I was about 4 paces behind her, walking uphill on the outskirts of the small town that my father’s family hails from in Hezbollah controlled territory in southern Lebanon. We may as well have been nude.
As she was in the, “I am woman, hear me roar” mode, slowing down wasn’t an option and it wasn’t going to happen. “Stop being so paranoid, you’re always so paranoid, “she snapped. The Lebanese version of the Jewish American Princess.
I’d spent some time in the Middle East as a young man in the military and later as a private soldier and the last thing I wanted was to stick out like a sore thumb and have some militia type stop me, look at my passport and ask a million and one questions about my work in other Arab countries.

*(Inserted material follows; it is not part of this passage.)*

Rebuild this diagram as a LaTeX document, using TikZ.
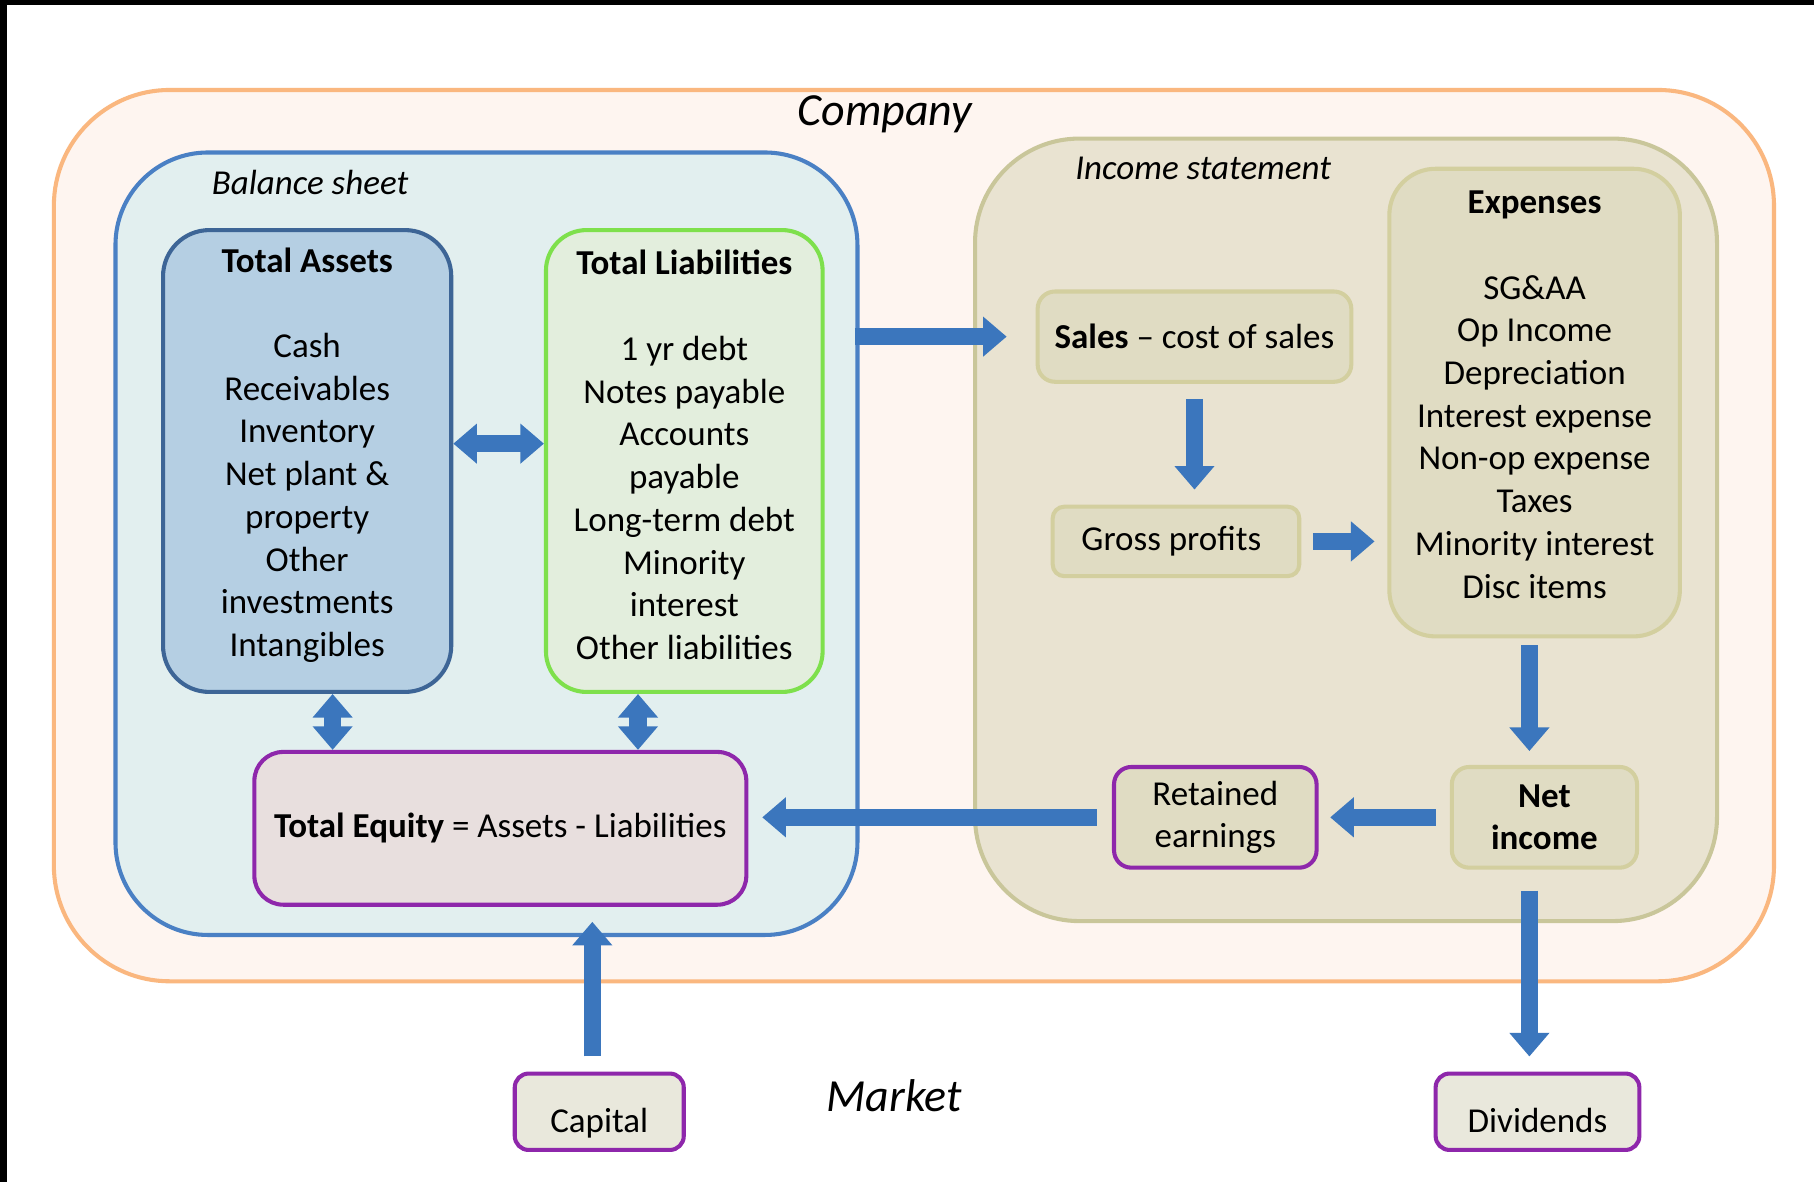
\documentclass[tikz,border=0pt]{standalone}
\usepackage{fontspec}
\setmainfont{Carlito}
\usetikzlibrary{arrows.meta}

\definecolor{compfill}{HTML}{FEF5F0}
\definecolor{compline}{HTML}{FAB77F}
\definecolor{bsfill}{HTML}{E2EFEF}
\definecolor{bsline}{HTML}{4A80C4}
\definecolor{tafill}{HTML}{B5CFE3}
\definecolor{taline}{HTML}{3D6596}
\definecolor{tlfill}{HTML}{E3EEDD}
\definecolor{tlline}{HTML}{7EE04C}
\definecolor{isfill}{HTML}{E9E3D1}
\definecolor{isline}{HTML}{C9C69A}
\definecolor{itemfill}{HTML}{E0DCC3}
\definecolor{itemline}{HTML}{D3CF9F}
\definecolor{eqfill}{HTML}{E8DFDE}
\definecolor{purpline}{HTML}{8E27AB}
\definecolor{mktfill}{HTML}{E9E8DC}
\definecolor{flowblue}{HTML}{3B76BD}

\tikzset{
  every node/.append style={font=\fontsize{8.6}{10.5}\selectfont},
  box/.style={draw, line width=1pt, align=center, inner sep=0pt},
  label/.style={font=\fontsize{8.6}{10.5}\selectfont\itshape},
  biglabel/.style={font=\fontsize{11.3}{13.5}\selectfont\itshape},
  market/.style={box, draw=purpline, fill=mktfill, rounded corners=0.12cm,
    minimum height=0.66cm, text height=10pt, text depth=0pt},
  flow/.style={draw=flowblue, line width=4.2pt, -{Triangle[width=9.5pt,length=5.8pt]}},
  biflow/.style={draw=flowblue, line width=4.2pt,
    {Triangle[width=9.5pt,length=5.8pt]}-{Triangle[width=9.5pt,length=5.8pt]}},
}

\begin{document}
\begin{tikzpicture}[x=0.01cm, y=-0.01cm]
  \useasboundingbox (0,0) rectangle (1568,1022);
  \fill[white] (0,0) rectangle (1568,1022);
  \fill[black] (0,0) rectangle (1568,4.5);
  \fill[black] (0,0) rectangle (6,1022);

  % containers
  \node[box, draw=compline, fill=compfill, rounded corners=1cm,
        minimum width=14.86cm, minimum height=7.7cm] (company) at (790,463) {};
  \node[box, draw=bsline, fill=bsfill, rounded corners=0.8cm,
        minimum width=6.41cm, minimum height=6.76cm] (bs) at (420.5,470) {};
  \node[box, draw=isline, fill=isfill, rounded corners=0.9cm,
        minimum width=6.41cm, minimum height=6.76cm] (is) at (1163.5,458) {};

  \node[biglabel] (company-lbl) at (765,99) {Company};
  \node[label] (bs-lbl) at (268,158) {Balance sheet};
  \node[label] (is-lbl) at (1040,146) {Income statement};
  \node[biglabel] (market-lbl) at (773,947) {Market};

  % balance sheet
  \node[box, draw=taline, fill=tafill, rounded corners=0.4cm, text depth=4.4pt,
        minimum width=2.49cm, minimum height=3.99cm] (assets) at (265.5,398.5)
    {\textbf{Total Assets}\\[10.5pt]Cash\\Receivables\\Inventory\\Net plant \&\\property\\Other\\investments\\Intangibles};
  \node[box, draw=tlline, fill=tlfill, rounded corners=0.35cm, text depth=3pt,
        minimum width=2.39cm, minimum height=3.99cm] (liabs) at (591.5,398.5)
    {\textbf{Total Liabilities}\\[10.5pt]1 yr debt\\Notes payable\\Accounts\\payable\\Long-term debt\\Minority\\interest\\Other liabilities};
  \node[box, draw=purpline, fill=eqfill, rounded corners=0.25cm,
        minimum width=4.25cm, minimum height=1.32cm] (equity) at (432.5,716)
    {\textbf{Total Equity} = Assets - Liabilities};

  % income statement
  \node[box, draw=itemline, fill=itemfill, rounded corners=0.15cm,
        minimum width=2.71cm, minimum height=0.78cm] (sales) at (1032.5,291)
    {\textbf{Sales} -- cost of sales};
  \node[box, draw=itemline, fill=itemfill, rounded corners=0.1cm,
        minimum width=2.13cm, minimum height=0.6cm] (gross) at (1016.5,468)
    {Gross profits\hspace{0.08cm}};
  \node[box, draw=itemline, fill=itemfill, rounded corners=0.4cm, text depth=4pt,
        minimum width=2.51cm, minimum height=4.04cm] (expenses) at (1326.5,348)
    {\textbf{Expenses}\\[10.5pt]SG\&AA\\Op Income\\Depreciation\\Interest expense\\Non-op expense\\Taxes\\Minority interest\\Disc items};
  \node[box, draw=itemline, fill=itemfill, rounded corners=0.15cm,
        minimum width=1.6cm, minimum height=0.87cm] (net) at (1335,706.5)
    {\textbf{Net}\\\textbf{income}};
  \node[box, draw=purpline, fill=itemfill, rounded corners=0.15cm,
        minimum width=1.75cm, minimum height=0.87cm] (retained) at (1050.5,706.5)
    {Retained\\earnings};

  % market
  \node[market, minimum width=1.46cm] (capital) at (518,961) {Capital};
  \node[market, minimum width=1.76cm] (dividends) at (1329,961) {Dividends};

  % flows
  \draw[biflow] ([yshift=0.15cm]assets.east) -- ([yshift=0.15cm]liabs.west);
  \draw[biflow] ([xshift=0.22cm]assets.south) -- ([xshift=0.22cm]assets.south |- equity.north);
  \draw[biflow] ([xshift=-0.4cm]liabs.south) -- ([xshift=-0.4cm]liabs.south |- equity.north);
  \draw[flow, shorten <=-0.04cm, shorten >=0.25cm] (bs.east |- sales.west) -- (sales.west);
  \draw[flow, shorten <=0.13cm, shorten >=0.13cm] (sales.south) -- (sales.south |- gross.north);
  \draw[flow, shorten <=0.1cm, shorten >=0.11cm] (gross.east) -- (gross.east -| expenses.west);
  \draw[flow, shorten <=0.06cm, shorten >=0.12cm] ([xshift=-0.13cm]net.north |- expenses.south) -- ([xshift=-0.13cm]net.north);
  \draw[flow, shorten <=0.12cm, shorten >=0.1cm] (net.west) -- (net.west -| retained.east);
  \draw[flow, shorten <=0.13cm, shorten >=0.12cm] (retained.west) -- (retained.west -| equity.east);
  \draw[flow, shorten <=0.18cm, shorten >=0.13cm] ([xshift=-0.13cm]net.south) -- ([xshift=-0.13cm]net.south |- dividends.north);
  \draw[flow, shorten <=0.13cm, shorten >=0.13cm] ([xshift=-0.06cm]capital.north) -- ([xshift=-0.06cm]capital.north |- equity.south);
\end{tikzpicture}
\end{document}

A Renault Kangoo occupied by two men drove slowly by us, stopped, and then backed up. It was an unmarked Hezbollah security patrol. The bearded driver stayed in the vehicle, while the clean-shaven passenger got out and asked us for our passports and inquired as to what we were doing and who we were staying with. I dropped a few names and pointed in the direction of my aunt’s house. Satisfied with my answers; he apologized for the inconvenience and let us go.
I breathed a huge sigh of relief. It could have been Palestinians, in which case I would have been fucked.
I got on my sister’s case, but she wasn’t going to admit she was out of line. “You’re just paranoid…”
“If she had just done as all women here do and walked behind me, this wouldn’t have happened”, I thought. I blamed her, not the stupid culture that made a problem out of nothing in the first place.
After getting back to my aunt’s house I was famished and tried to make myself something to eat.
“La, la, la, la, la!!!!” (No, no, no, no, no!!!) My aunts were in hysterics. I had almost broken that unbreakable rule and intruded on their territory, thus negating their purpose in life. I had to sit in the living room and wait patiently while they made my snack and waited on me hand and foot. Laundry? Nope, I couldn’t do my own laundry, either. Pick up my dish after a meal at another relative’s home to take it to the sink? You’d have thought I pulled my pants off. As a guy I couldn’t shake hands with a woman that wasn’t a close blood relative. And Lebanese are fairly liberal when it comes to this kind of thing…
When I look back at my travels throughout the Middle East, I realize that as a man, I had my place defined for me just as much as the women had their place defined for them. It can be rightfully said that men there have it much better than women, but to my westernized sensibilities, this comes at too dear a price.
I can’t help but feel that as men in Muslim cultures have made cages for women, they’ve forged chains for themselves in the process.